This week, Israel’s government collapsed, triggering (yet) another general election, the fourth in just two years. From the looks of it, this election will not be the last. As long as we don’t know the reason for the crisis, it will continue to shatter our society.
The crisis we’re going through is not political; it is first and foremost a social crisis, a crisis of social division at a time when we need unity more than ever. Instead of looking for ways to heal our society, we’re looking for personal gains. This is especially evident with politics, where individuals are searching for personal political career promotion and abandon any principle they championed and were elected in order to promote.
All this is happening when we desperately need to understand that our future depends on the level of our connection. Only if we are united we will succeed; alone, we will fail. At the moment, all I see is more blows approaching precisely because of our hatred for each other.

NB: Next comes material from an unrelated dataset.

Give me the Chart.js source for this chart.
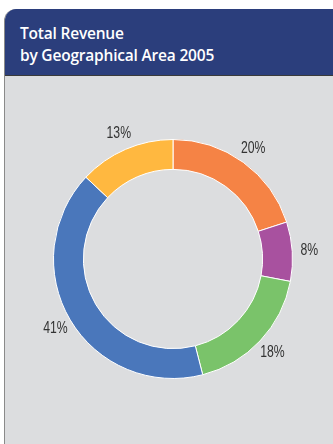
<!DOCTYPE html>
<html><head><meta charset="utf-8">
<script src="https://cdn.jsdelivr.net/npm/chart.js@4/dist/chart.umd.min.js"></script>
<style>
html,body{margin:0;padding:0;background:#fff;width:333px;height:444px;overflow:hidden;}
#panel{position:absolute;left:4px;top:9px;width:345px;height:440px;background:#dcdddf;border-left:1px solid #8a8a8a;border-top-left-radius:12px;overflow:hidden;}
#head{position:absolute;left:0;top:0;width:100%;height:66px;background:#2b3e7c;border-bottom:1px solid #3a3a3a;}
#title{position:absolute;left:15px;top:13px;color:#fff;font-family:"Open Sans",sans-serif;font-weight:600;font-size:15.5px;line-height:22px;letter-spacing:-0.2px;}
#wrap{position:absolute;left:0;top:75px;width:333px;height:369px;}
</style></head><body>
<div id="panel"><div id="head"><div id="title">Total Revenue<br>by Geographical Area 2005</div></div></div>
<div id="wrap"><canvas id="c" width="333" height="369"></canvas></div>
<script>
const categories = ["Region A","Region B","Region C","Region D","Region E"];
const values = [20, 8, 18, 41, 13];
const labels = ["20%","8%","18%","41%","13%"];
const colors = ["#f58345","#a8519f","#7ac36a","#4a77bb","#ffb840"];

const labelPlugin = {
  id: 'outLabels',
  afterDatasetsDraw(chart) {
    const ctx = chart.ctx;
    const meta = chart.getDatasetMeta(0);
    meta.data.forEach((arc, i) => {
      const p = arc.getProps(['x','y','startAngle','endAngle','outerRadius'], true);
      const a = (p.startAngle + p.endAngle) / 2;
      const r = p.outerRadius + 17;
      const lx = p.x + Math.cos(a) * r, ly = p.y + Math.sin(a) * r;
      ctx.save();
      ctx.translate(lx, ly);
      ctx.scale(0.72, 1);
      ctx.fillStyle = '#333';
      ctx.font = '17px "Liberation Sans","DejaVu Sans",sans-serif';
      ctx.textAlign = 'center';
      ctx.textBaseline = 'middle';
      ctx.fillText(labels[i], 0, 0);
      ctx.restore();
    });
  }
};

new Chart(document.getElementById('c'), {
  type: 'doughnut',
  data: { labels: categories, datasets: [{ data: values, backgroundColor: colors, borderColor: '#ffffff', borderWidth: 1 }] },
  options: {
    responsive: false,
    animation: false,
    cutout: '75%',
    layout: { padding: { left: 53, right: 40, top: 64, bottom: 65 } },
    plugins: { legend: { display: false }, tooltip: { enabled: false } }
  },
  plugins: [labelPlugin]
});
</script>
</body></html>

Nevertheless, there is a truism that what the mind does not do, time will do. We can wait until we’ve suffered so much and for so long that the pain will crush our pride and we will agree to look at one another differently and might even consider unity.
If there is anything good about the current situation, it is the fact that we are recognizing the gravity of the situation, the depravity of the system. We have sobered up, and this is great. Now the question is whether or not we will have the courage to face our own egos and understand that we must elect connection. If we do this, the political parties will follow our will. They are not the leaders, we the people are; by our will, we determine their platform, and by our will, we determine their actions. If we choose unity, they will find the way to work together. If we choose separation, they will never unite and will only seek to fail one another, and everyone will suffer in the process.
The people of Israel are an assortment of different, unrelated people who united under Abraham since they believed in his tenet that mercy and love must be the guiding principles of society. The practical implementation of these principles came several centuries later when the people united “as one man with one heart” at the foot of Mt. Sinai and established mutual responsibility. Immediately afterwards, we were tasked with being “a light unto nations,” to be a model of unity for the rest of the world.
But the ego hasn’t stopped growing in us, and demanded novel ways to tackle it. Finally, we succumbed to it and became hateful of each other for no reason at all. This unfounded hatred caused our downfall and exile for two millennia.
Now that we have been given sovereignty in the land of Israel once again, it was not in order to save the Jewish people from physical extermination; it was in order to allow us to realize our task: to unite and be a model of unity for the world, a light unto nations.
We aren’t doing this. And because we are not doing this, there is no justification for our existence as an independent country. If we do not get a grip on our egos and start working on our unity, the nations will regard the present they had given us on November 29, 1947—when they resolved to establish a Jewish state in Palestine—as a mistake, and then Israel will truly be in trouble.